The men in this village are only allowed to marry once. Even after their wife dies, they must remain widowed. However if a man dies, his wife is allowed to remarry and have more children that her new husband will be in charge of raising.

We only spent about 15 minutes in the village, taking some photos and listening to the guide translate while a woman showed us a coffee bean bush and explained how we can tell if the bean is ripe. We were all gathered around under a large tree and I lost my focus the second I looked up.

The tree was completely covered in spider webs. It wouldn’t have bothered me if I hadn’t noticed the monstrous spiders, the size of my palm, crawling all over the tree. Above us. I’ve been known to shriek when surprised, but when I’m terrified I go mute. I was mute and wide-eyed when I pulled on my husbands sleeve and pointed up.

Even though he’s been known to scoop up spiders with his bare hand to throw them out of the apartment, even he looked scared. The more we looked around, the more spiders we saw. When we finally moved away from the terrifying tree, I asked the guide about the spiders.

She reassured us that although they are poisonous, they never bite people. She also told us that for some reason, you can only find these gigantic spiders in this one village. During the drive to our next stop, the silkworm farm, the guide pointed out several spots where there were hundreds of spiders. They had spun their webs all along the power lines. *shudders* I’m guessing these villagers have never seen a mosquito in their lives!

Next up: silk factory farm!

Da Lat Countryside Tour Summary

Our expectations for this very affordable tour weren’t too high. We’ve been on several day tours that were packed with way too many activities to enjoy – this one was NOT like that! The tour started at 8:30 and ended at around 14:30. We were picked up a little late, but our enthusiastic guide completely made up for it.

First we went to the rose garden where we learned all about the rose business in Dalat and saw beautiful fields with thousands of roses. We also saw some avocado trees and the guide told us that we need to try avocado smoothies at the Dalat market (which we did and they were amazing).

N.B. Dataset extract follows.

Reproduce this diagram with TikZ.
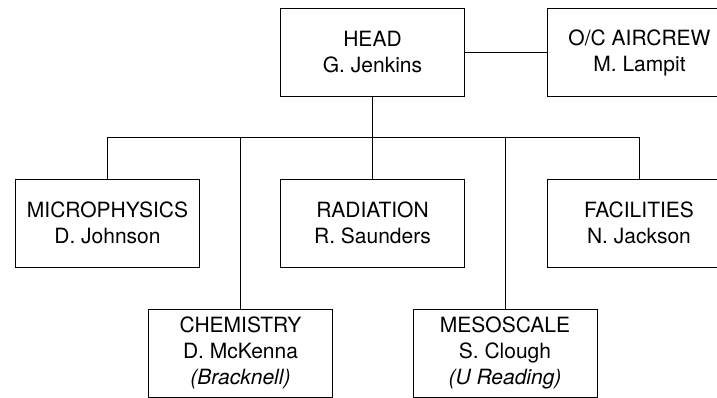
\documentclass[tikz,border=0pt]{standalone}
\usepackage{fontspec}
\setmainfont{TeX Gyre Heros}
\usetikzlibrary{positioning}

\begin{document}
\begin{tikzpicture}[x=1pt, y=-1pt, line width=1pt,
        office/.style={rectangle, draw, inner sep=0pt, minimum width=184pt, minimum height=88pt,
            align=center, font=\fontsize{21}{26}\selectfont} ]
            \clip (0,0) rectangle (717,397);
            % --- Nodes Placement ---
            \node[office] (Head) at (372.5,52.5) {HEAD\\G. Jenkins};
            \node[office] (Aircrew) [right=82pt of Head] {O/C AIRCREW\\M. Lampit};

            \node[office] (Micro) at (107.5,223) {MICROPHYSICS\\D. Johnson};
            \node[office] (Rad) at (372.5,223) {RADIATION\\R. Saunders};
            \node[office] (Fac) at (639,223) {FACILITIES\\N. Jackson};

            \node[office] (Chem) at (240.5,353) {CHEMISTRY\\D. McKenna\\\textit{(Bracknell)}};
            \node[office] (Meso) at (505,353) {MESOSCALE\\S. Clough\\\textit{(U Reading)}};

            % --- Connections ---
            \draw (Head) -- (Aircrew);
            \draw (Head.south) -- ++(0,40.5) coordinate (Bus);
            \draw (Micro.north) -- (Micro.north |- Bus) -- (Fac.north |- Bus) -- (Fac.north);
            \draw (Bus) -- (Rad.north);
            \draw (Chem.north |- Bus) -- (Chem.north);
            \draw (Meso.north |- Bus) -- (Meso.north);
        \end{tikzpicture}
\end{document}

Next up we visited a fascinating minority village where the traditional roles between men and women are reversed. Men raise children and clean the house while women work at the coffee plantations. Women chose the men they want to marry and if the man dies before the woman, the woman can remarry but the opposite isn’t possible. The village is also mysteriously covered in gigantic poisonous spiders the size of your palm! Terrifying.

After that we visited a silk worm farm where we were allowed to wander among the employees and take up close photos. This was one of the highlights of the trip and we learned a lot about the business and silk creation process.

Next came the beautiful Buddhist pagoda and the elephant waterfall. We spent about half an hour at each place – this was a little short but it was doable. After this we ate lunch which cost 90,000 VND each – the cost wasn’t included but it was worth the price. There was a veggie option for just 80,000.

Next came the cricket farm where we got to try some crickets and finally we went to a Weasel Coffee Plantation. The coffee is made by feeding weasels coffee beans (they only eat the biggest ones) and they are cleaned, dried and peeled after they are pooped out. This is the most expensive coffee in the world, although personally, I don’t taste a huge difference between regular and pooped-out coffee. But I’m no coffee expert!

All in all, the trip was great and well worth the 250,000 VND (around $10) that we paid for it! It didn’t include lunch or coffee (60,000 VND per cup) though. I’d definitely recommend this tour to anyone who wants try experience something new!